To stitch these special designs, you'll need:

These designs are digitized for 12 weight thread, such as Madeira Burmilana (a wool/acrylic blend, which we're using here) or BurmilanaCo (a cotton/acrylic blend). These threads are available from a variety of retailers, including Madeira and The Sewphisticated Stitcher.

Since this thread is thick, you will need a large needle - a size 100 or 110 needle works great. These needles have a slightly larger eye which allows the thread to pass through more easily.

Unless you have an auto threader on your machine, it can sometimes be challenging to thread the needle. Here's a tip: first thread the machine with a length of 40 weight embroidery thread, tie it in a knot around the thick thread, and then pull the 40 weight to lead the thick thread through the eye. Also, you can find needle threading tools at most sewing or craft stores. These work great too.

Pair the fabric with stabilizer as you normally would -- I'm hooping my fabric with one piece of medium weight cutaway stabilizer. Attach the hoop to the machine and embroider the design.

Note that you may need to decrease the machine's thread tension to accomodate the thread's increased thickness. It's a good idea to test-stitch a design before embroidering it on your project to make sure the finished design is looking the way you want it.

Also, turning down the machine's stitching speed can help to reduce the friction of the thread moving through the needle and minimize thread breaks.

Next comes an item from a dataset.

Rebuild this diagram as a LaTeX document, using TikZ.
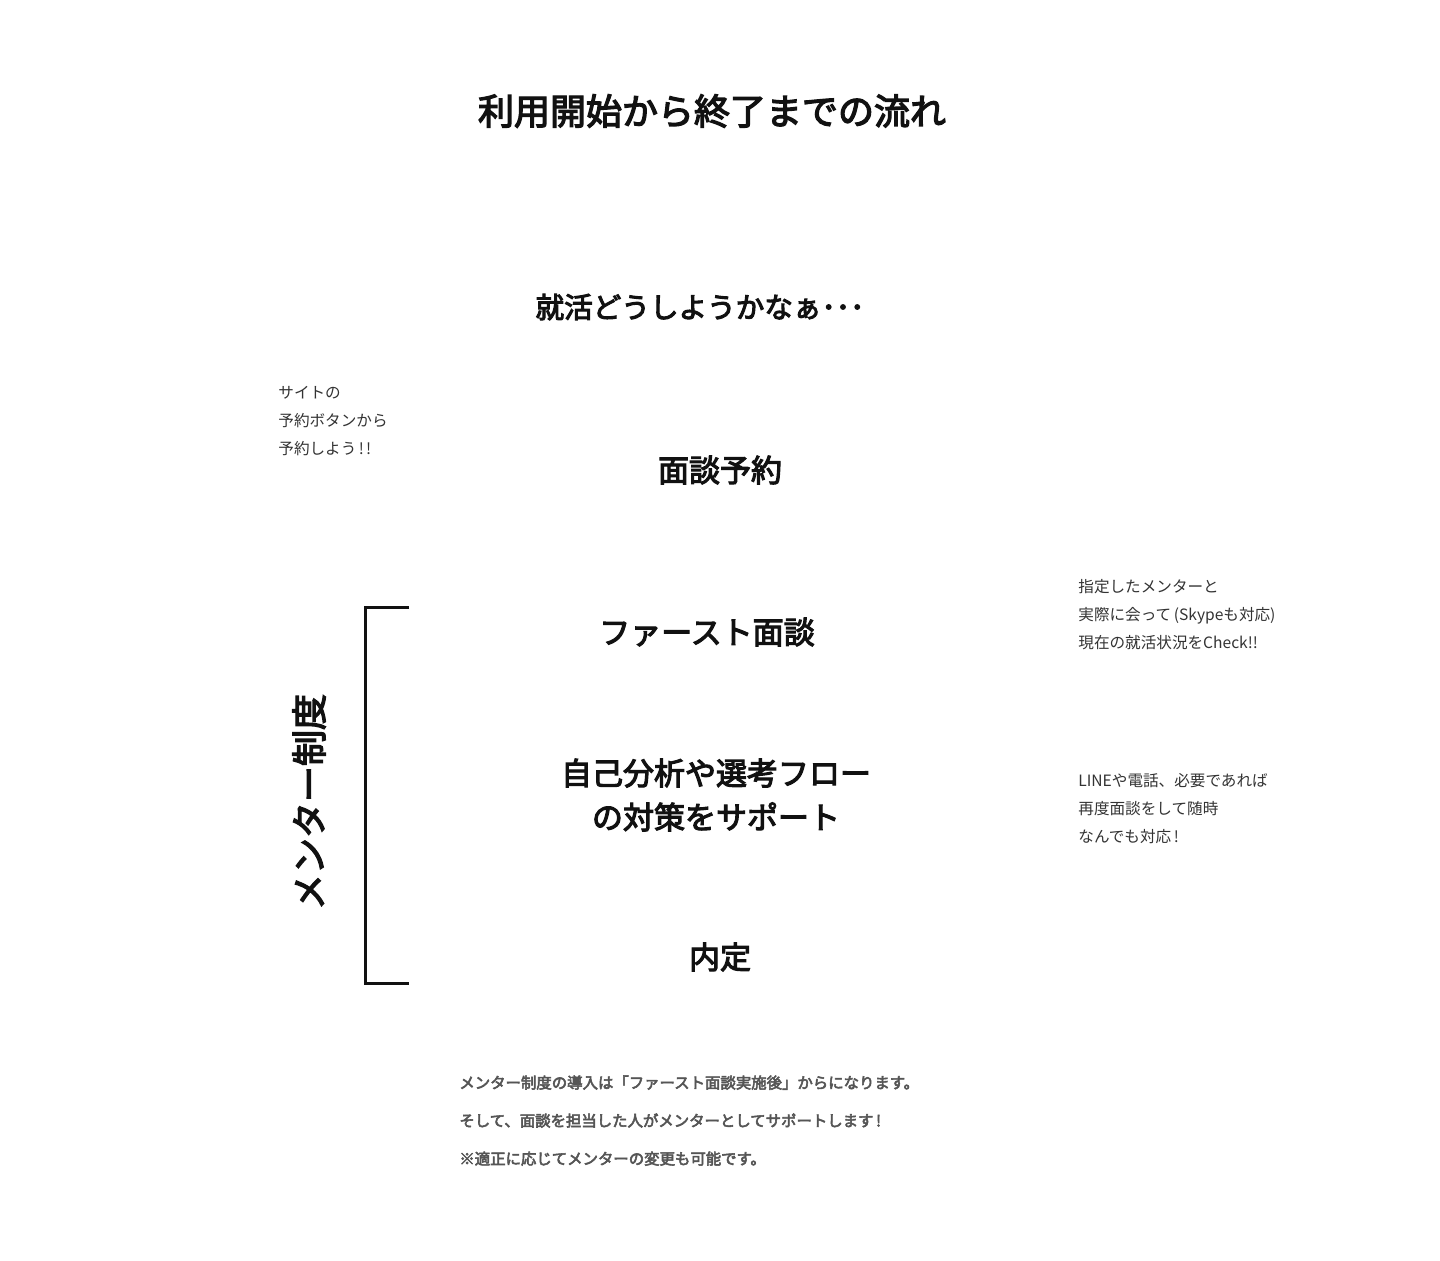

Thick thread can bring wonderful depth and texture to your embroidery projects. Let these specially created thick thread designs bring a unique look to pillows, bags, jacket backs, and lots more!

After sewing a few designs, you may notice fuzz build up under the throat plate and around the needle. This is normal as some fibers of the thread are rubbed off as the thread runs through the needle. Be sure to clean these areas often when using thick thread to keep everything running smoothly.